One-Loop Galaxy Bispectrum: Consistent Theory, Efficient Analysis with COBRA, and Implications for Cosmological Parameters
Thomas Bakx, Mikhail M. Ivanov, Oliver H. E. Philcox, Zvonimir Vlah
TL;DR
This work develops an efficient, consistent EFT-based pipeline for the one-loop galaxy bispectrum in redshift space using the COBRA basis, enabling rapid inference with minimal cosmology-dependent computation. The authors derive a comprehensive theory model including fourth-order bias, redshift-space distortions, UV counterterms, and stochastic contributions, together with infrared resummation, and implement it in a COBRA-FFTLog framework that reduces loop integrals to tensor operations. Validation on the PTChallenge simulations shows sub-percent accuracy for the COBRA decomposition and unbiased recovery of $\omega_{\rm cdm}$, $H_0$, and $\sigma_8$ up to $k_{ m max}\approx0.15\,h\mathrm{Mpc}^{-1}$, with one-loop bispectrum providing stronger cosmological and PNG constraints than tree-level analyses.

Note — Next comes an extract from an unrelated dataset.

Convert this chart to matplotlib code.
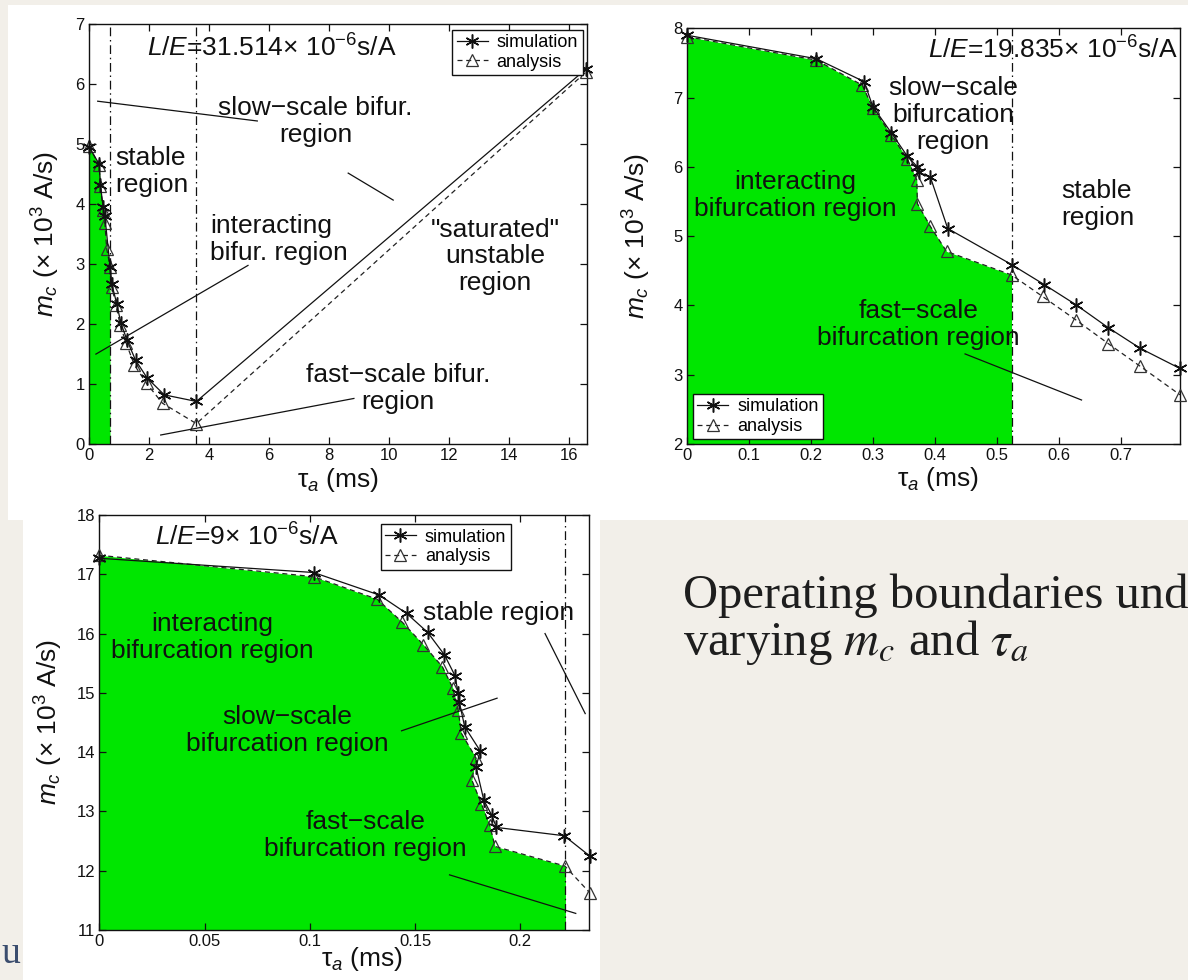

The results indicate that one-loop bispectrum analyses will be a powerful tool for DESI, Euclid, and similar surveys, while highlighting the need to control discreteness effects and covariance approximations when pushing to smaller scales.
Abstract
We present an efficient and accurate pipeline for the analysis of the redshift-space galaxy bispectrum multipoles at one-loop order in effective field theory (EFT). We provide a systematic theory derivation based on power counting, which features the first comprehensive treatment of stochastic EFT contributions -- these are found to significantly improve the match to data. Our computational pipeline utilizes the COBRA technique that expands the linear matter power spectrum over a basis of principal components based on a singular value decomposition, allowing the cosmology dependence to be captured to sub-permille accuracy with just eight templates. This transforms the problem of computing the one-loop EFT bispectrum to a simple tensor multiplication, reducing the computation time to around a second per cosmology with negligible loss of accuracy. Using these tools, we study the cosmological information in the bispectrum by analyzing PTChallenge simulations, whose gigantic volume provides the most powerful test of the one-loop EFT bispectrum so far. We find that the one-loop prediction provides an excellent match to the bispectrum data up to $k_{\rm max}=0.15~h$ Mpc$^{-1}$, as evidenced by the precise recovery of the dark matter density $ω_\text{cdm}$, Hubble constant $H_0$, and mass fluctuation amplitude $σ_8$ parameters, and the amplitude of equilateral primordial non-Gaussianity (PNG) $f_{\rm NL}^{\rm equil}$. Combined with the power spectrum, the COBRA-based one-loop bispectrum multipoles yield tighter constraints than the tree-level bispectrum monopole, with the posteriors on $ω_{\text{cdm}}$, $H_0$, and $σ_8$ shrinking by 41\%, 25\%, and 19\%, respectively. This suggests that the COBRA-based bispectrum analysis will be an important tool in the interpretation of data from ongoing redshift surveys such as DESI and Euclid.